Quantum tunneling, most prominently hydrogen tunneling, allows particles to cross energy barriers without climbing over them, in contrast to the predictions of classical transition-state theory. Traditionally, tunneling has been associated with cryogenic conditions, where over-the-barrier pathways are suppressed. Yet many important transformations in organic and organometallic catalysis occur under ambient or elevated temperatures, where thermally activated tunneling can play a decisive role. We combine quantum chemical calculations, tunneling-corrected kinetic models, and mechanistic simulations to investigate:

• C–H, O–H, and Si–H bond activations where tunneling accelerates rate-determining state.
• High-valent metal–oxo complexes that exploit tunneling to control oxidation pathways.
• Catalytic cycles under normal laboratory conditions, where tunneling can govern rate and selectivity.

We aim to establish thermally activated tunneling as a design principle for next-generation catalysts that deliver faster, greener, and more selective chemistry.

We investigate the chemistry of bioluminescent proteins, particularly luciferases. These enzymes emit visible light through electronically excited intermediates, providing a window into how biological systems control color and efficiency at the molecular level. A central challenge is understanding how subtle changes in the protein environment tune emission wavelength, brightness and quantum yield across organisms. To address these questions, we combine advanced multiscale simulation methods with machine-learning approaches to:

• Identify the reactive intermediates responsible for photon release.
• Rationalize how protein microenvironments modulate emission color.
• Map excited-state pathways and decay processes that govern brightness and efficiency.

Beyond mechanistic insight, our work seeks to translate nature’s light-emitting strategies into the rational design of brighter, color-tunable bioluminescent probes for bioimaging and biosensing.

We study the design and mechanisms of covalent inhibitors, with emphasis on cysteine and serine proteases such as SARS-CoV-2 Main Protease and cathepsin K. Covalent inhibitors offer unique therapeutic advantages by forming strong, often long-lasting bonds with their targets. A key difficulty in their development lies in precisely tuning binding behavior, as some inhibitors bind irreversibly, while others form reversible covalent adducts depending primarily on the nature of the warhead (the reactive functional group) and the active-site environment.
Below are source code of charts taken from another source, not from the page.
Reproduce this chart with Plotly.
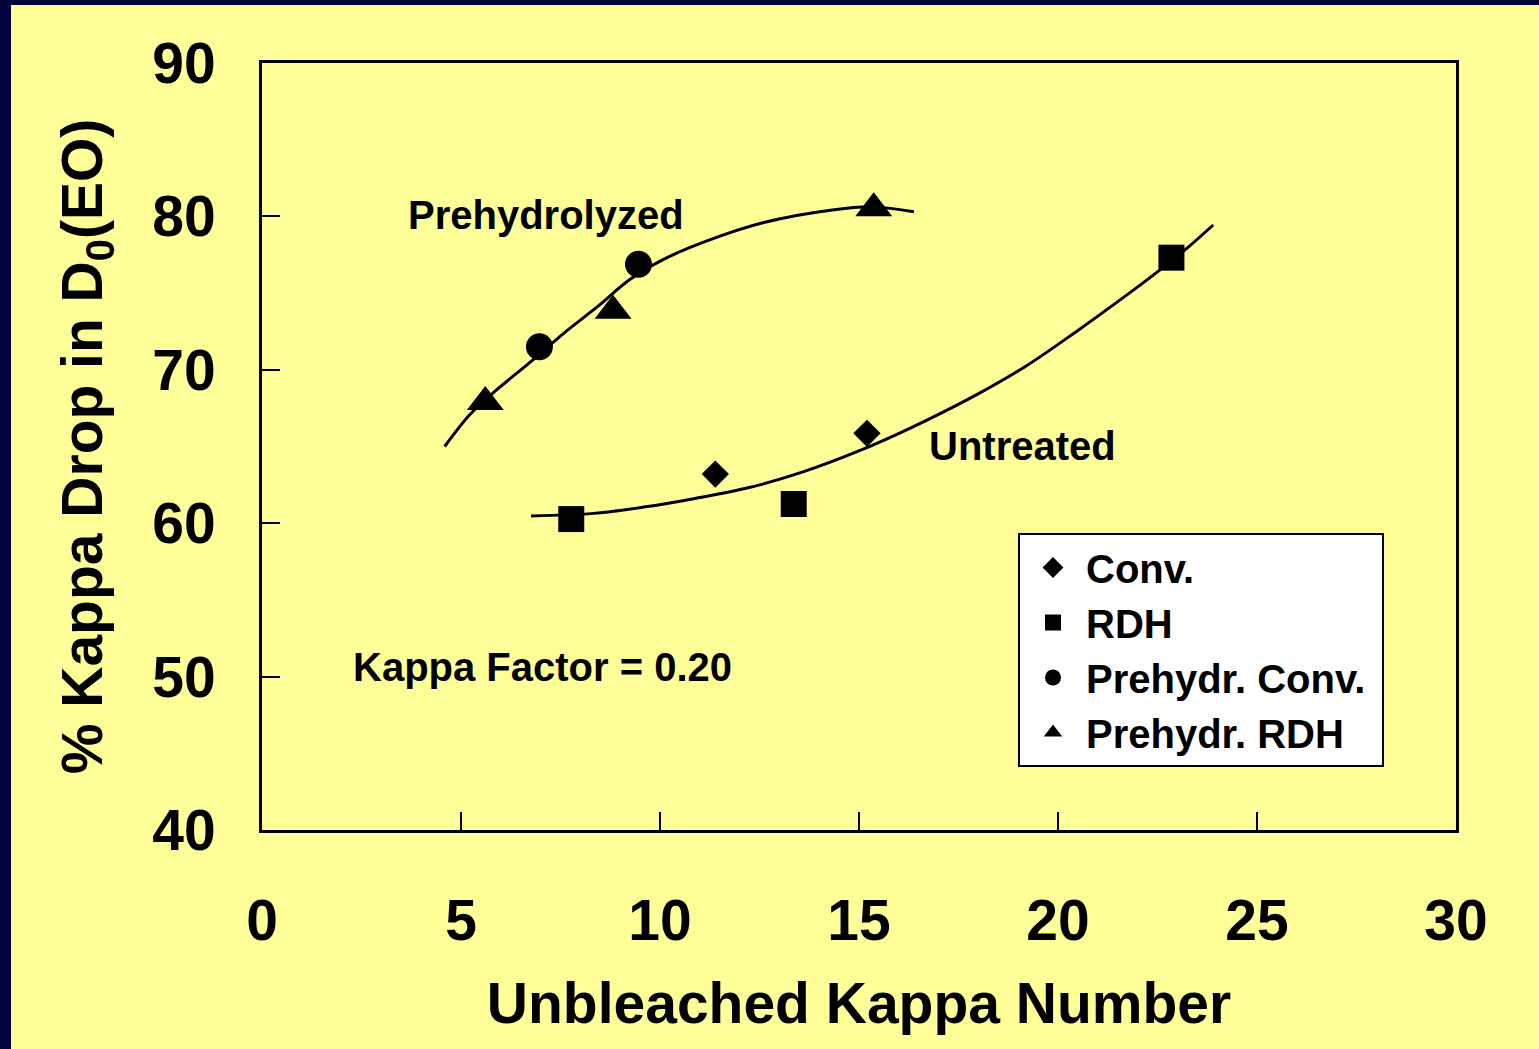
import plotly.graph_objects as go

# measured points
conv_x = [11.39, 15.20]
conv_y = [63.2, 65.86]
rdh_x = [7.77, 13.36, 22.85]
rdh_y = [60.27, 61.25, 77.31]
pre_conv_x = [6.97, 9.46]
pre_conv_y = [71.5, 76.88]
pre_rdh_x = [5.61, 8.82, 15.37]
pre_rdh_y = [67.9, 73.85, 80.53]

# trend curves
untreated_x = [6.76, 8.33, 9.59, 10.85, 12.27, 13.61, 14.95, 16.29, 17.97, 19.23, 20.49, 21.74, 22.58, 23.25, 23.90]
untreated_y = [60.47, 60.64, 61.05, 61.6, 62.34, 63.36, 64.66, 66.2, 68.4, 70.3, 72.55, 74.9, 76.55, 77.95, 79.44]
prehyd_x = [4.59, 5.23, 5.90, 6.74, 7.58, 8.42, 9.25, 10.09, 11.18, 12.61, 14.28, 15.37, 16.38]
prehyd_y = [65.0, 67.1, 68.7, 70.5, 72.38, 74.1, 75.9, 77.2, 78.4, 79.6, 80.4, 80.62, 80.3]

YELLOW = "#FFFF99"
NAVY = "#03033c"
FONT = "Liberation Sans, Arial, sans-serif"

W, H = 1539, 1049
ML, MR, MT, MB = 262, 83, 63, 219
PW, PH = W - ML - MR, H - MT - MB

fig = go.Figure()

for xs, ys in [(prehyd_x, prehyd_y), (untreated_x, untreated_y)]:
    fig.add_trace(go.Scatter(
        x=xs, y=ys, mode="lines", line=dict(color="black", width=3, shape="spline", smoothing=1),
        showlegend=False, hoverinfo="skip",
    ))

series = [
    ("Conv.", conv_x, conv_y, "diamond", 21),
    ("RDH", rdh_x, rdh_y, "square", 26),
    ("Prehydr. Conv.\u00a0", pre_conv_x, pre_conv_y, "circle", 27),
    ("Prehydr. RDH", pre_rdh_x, pre_rdh_y, "triangle-up", 32),
]
for name, xs, ys, sym, sz in series:
    fig.add_trace(go.Scatter(
        x=xs, y=ys, mode="markers", name=name,
        marker=dict(symbol=sym, size=sz, color="black", line=dict(width=0)),
    ))

axis_common = dict(
    showgrid=False, zeroline=False, showline=True, linecolor="black", linewidth=3,
    mirror=True, ticks="inside", ticklen=18, tickwidth=2, tickcolor="black",
    tickfont=dict(family=FONT, size=57, color="black", weight="bold"),
)
title_font = dict(family=FONT, size=57, color="black", weight="bold")

fig.update_xaxes(
    range=[0, 30], tickvals=[0, 5, 10, 15, 20, 25, 30], ticklabelstandoff=39,
    title=dict(text="Unbleached Kappa Number", standoff=32, font=title_font),
    **axis_common,
)
fig.update_yaxes(
    range=[40, 90], tickvals=[40, 50, 60, 70, 80, 90], ticklabelstandoff=32,
    title=dict(text="% Kappa Drop in D<sub>0</sub>(EO)", standoff=32, font=title_font),
    **axis_common,
)

# background: navy edge at left/top, yellow page
fig.add_shape(
    type="rect", xref="paper", yref="paper", layer="below",
    x0=(11 - ML) / PW, x1=1.5, y0=-0.5, y1=(H - MB - 5) / PH,
    fillcolor=YELLOW, line=dict(width=0),
)

label_font = dict(family=FONT, size=40, color="black", weight="bold")
fig.add_annotation(x=7.13, y=80.09, text="Prehydrolyzed", showarrow=False, font=label_font)
fig.add_annotation(x=19.11, y=65.03, text="Untreated", showarrow=False, font=label_font)
fig.add_annotation(x=7.05, y=50.63, text="Kappa Factor = 0.20", showarrow=False, font=label_font)

fig.update_layout(
    width=W, height=H,
    margin=dict(l=ML, r=MR, t=MT, b=MB),
    paper_bgcolor=NAVY, plot_bgcolor=YELLOW,
    font=dict(family=FONT, color="black"),
    showlegend=True,
    legend=dict(
        x=(1018 - ML) / PW, y=(H - MB - 533) / PH, xanchor="left", yanchor="top",
        bgcolor="white", bordercolor="black", borderwidth=2,
        font=dict(family=FONT, size=40, color="black", weight="bold"),
        itemwidth=56,
    ),
)

fig.write_html(
    "out.html",
    config={"displayModeBar": False},
    post_script="document.body.style.margin='0';document.body.style.overflow='hidden';",
)
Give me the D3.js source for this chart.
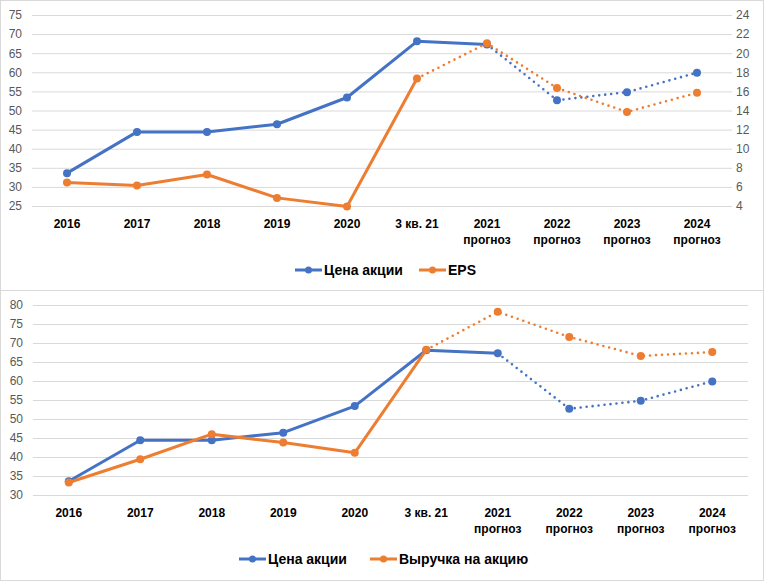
<!DOCTYPE html>
<meta charset="utf-8">
<script src="https://d3js.org/d3.v7.min.js"></script>
<style>
  body { margin: 0; background: #fff; }
  text { font-family: "Liberation Sans", Arial, sans-serif; }
</style>
<div id="my_dataviz"></div>
<script>

// categories (second line is the "прогноз" caption)
var categories = ["2016", "2017", "2018", "2019", "2020", "3 кв. 21", "2021", "2022", "2023", "2024"];
var subLabels = ["", "", "", "", "", "", "прогноз", "прогноз", "прогноз", "прогноз"];

// share price, same on both charts
var price = [33.6, 44.4, 44.4, 46.4, 53.4, 68.1, 67.3, 52.7, 54.8, 59.9];
// EPS, right axis of the top chart
var eps = [6.45, 6.15, 7.3, 4.85, 3.95, 17.35, 21.05, 16.35, 13.85, 15.85];
// revenue per share
var revenue = [33.3, 39.4, 46.0, 43.8, 41.1, 68.2, 78.2, 71.6, 66.6, 67.6];

var leftTicksTop = [25, 30, 35, 40, 45, 50, 55, 60, 65, 70, 75];
var rightTicksTop = [4, 6, 8, 10, 12, 14, 16, 18, 20, 22, 24];
var leftTicksBottom = [30, 35, 40, 45, 50, 55, 60, 65, 70, 75, 80];

var blue = "#4472C4", orange = "#ED7D31";

var svg = d3.select("#my_dataviz")
  .append("svg")
    .attr("width", 766)
    .attr("height", 583);

// chart frames
svg.append("rect").attr("x", 0.5).attr("y", 0.5).attr("width", 763).attr("height", 290)
  .attr("fill", "none").attr("stroke", "#d9d9d9");
svg.append("rect").attr("x", 0.5).attr("y", 290.5).attr("width", 763).attr("height", 290)
  .attr("fill", "none").attr("stroke", "#d9d9d9");

function drawChart(opt) {
  var g = svg.append("g");

  var x = d3.scaleBand()
    .domain(categories)
    .range([opt.left, opt.right]);

  var y = d3.scaleLinear()
    .domain([opt.ticks[0], opt.ticks[opt.ticks.length - 1]])
    .range([opt.bottom, opt.top]);

  // gridlines + left labels
  var yAxis = d3.axisLeft(y).tickValues(opt.ticks).tickSize(-(opt.right - opt.left)).tickPadding(10);
  var ga = g.append("g")
    .attr("transform", "translate(" + opt.left + ",0)")
    .call(yAxis);
  ga.select(".domain").remove();
  ga.selectAll("line").attr("stroke", "#d9d9d9");
  ga.selectAll("text").attr("fill", "#595959").attr("font-size", 12);

  var y2 = null;
  if (opt.rightTicks) {
    y2 = d3.scaleLinear()
      .domain([opt.rightTicks[0], opt.rightTicks[opt.rightTicks.length - 1]])
      .range([opt.bottom, opt.top]);
    var gr = g.append("g")
      .attr("transform", "translate(" + opt.right + ",0)")
      .call(d3.axisRight(y2).tickValues(opt.rightTicks).tickSize(0).tickPadding(4));
    gr.select(".domain").remove();
    gr.selectAll("text").attr("fill", "#595959").attr("font-size", 12);
  }

  // category labels
  var cx = function (d) { return x(d) + x.bandwidth() / 2; };
  g.selectAll(".cat")
    .data(categories)
    .enter()
    .append("text")
      .attr("x", cx)
      .attr("y", opt.bottom + 22)
      .attr("text-anchor", "middle")
      .attr("font-size", 12)
      .attr("font-weight", "bold")
      .attr("fill", "#000")
      .text(function (d) { return d; });
  g.selectAll(".sub")
    .data(categories)
    .enter()
    .append("text")
      .attr("x", cx)
      .attr("y", opt.bottom + 38)
      .attr("text-anchor", "middle")
      .attr("font-size", 12)
      .attr("font-weight", "bold")
      .attr("fill", "#000")
      .text(function (d, i) { return subLabels[i]; });

  // series: solid up to "brk", dotted after
  opt.series.forEach(function (s) {
    var sc = s.axis === 2 ? y2 : y;
    var pts = s.values.map(function (v, i) { return [cx(categories[i]), sc(v)]; });
    var line = d3.line();
    g.append("path")
      .attr("d", line(pts.slice(0, s.brk + 1)))
      .attr("fill", "none").attr("stroke", s.color).attr("stroke-width", 3)
      .attr("stroke-linejoin", "round");
    g.append("path")
      .attr("d", line(pts.slice(s.brk)))
      .attr("fill", "none").attr("stroke", s.color).attr("stroke-width", 2.6)
      .attr("stroke-linecap", "round")
      .attr("stroke-dasharray", "0,6");
    g.selectAll(null)
      .data(pts)
      .enter()
      .append("circle")
        .attr("cx", function (d) { return d[0]; })
        .attr("cy", function (d) { return d[1]; })
        .attr("r", 4)
        .attr("fill", s.color);
  });

  // legend
  opt.legend.forEach(function (l) {
    g.append("line")
      .attr("x1", l.x).attr("x2", l.x + 27)
      .attr("y1", opt.legendY).attr("y2", opt.legendY)
      .attr("stroke", l.color).attr("stroke-width", 3);
    g.append("circle")
      .attr("cx", l.x + 13.5).attr("cy", opt.legendY).attr("r", 3.5)
      .attr("fill", l.color);
    g.append("text")
      .attr("x", l.x + 29)
      .attr("y", opt.legendY + 5)
      .attr("font-size", 14)
      .attr("font-weight", "bold")
      .attr("fill", "#000")
      .text(l.label);
  });
}

drawChart({
  left: 32, right: 732, top: 15, bottom: 206,
  ticks: leftTicksTop, rightTicks: rightTicksTop,
  series: [
    {values: price, color: blue, axis: 1, brk: 6},
    {values: eps, color: orange, axis: 2, brk: 5}
  ],
  legendY: 270,
  legend: [
    {x: 295, color: blue, label: "Цена акции"},
    {x: 419, color: orange, label: "EPS"}
  ]
});

drawChart({
  left: 33, right: 748, top: 305, bottom: 495,
  ticks: leftTicksBottom,
  series: [
    {values: price, color: blue, axis: 1, brk: 6},
    {values: revenue, color: orange, axis: 1, brk: 5}
  ],
  legendY: 559,
  legend: [
    {x: 239, color: blue, label: "Цена акции"},
    {x: 370, color: orange, label: "Выручка на акцию"}
  ]
});

</script>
To address these challenges, we employ density functional theory (DFT) and advanced QM/MM free-energy simulation methods to:

• Distinguish reversible from irreversible covalent binding inhibitors.
• Rationalize potency of the drugs and selectivity by quantifying reactivity.
• Provide transition-state level insights that are more predictive than static bound structures.

Our overarching goal is to guide the rational design of safer and more effective covalent drugs, particularly against challenging enzymatic targets relevant to human disease.

Plastics such as polyethylene terephthalate (PET) pose a major environmental challenge due to their persistence and resistance to degradation. The discovery of PETase and engineered FAST-PETase has opened new possibilities for sustainable recycling, but these enzymes remain limited by poor stability under industrial conditions and an incomplete mechanistic understanding of their activity.

We employ Empirical Valence Bond (EVB) simulations to probe how electrostatics, protein dynamics, and active-site chemistry govern efficiency. By building transition-state level mechanistic insights, We aim to define strategies for engineering more robust and efficient variants.

Our long-term goal is to enable sustainable enzymatic recycling of plastics to accelerate the development of industrially viable biocatalysts.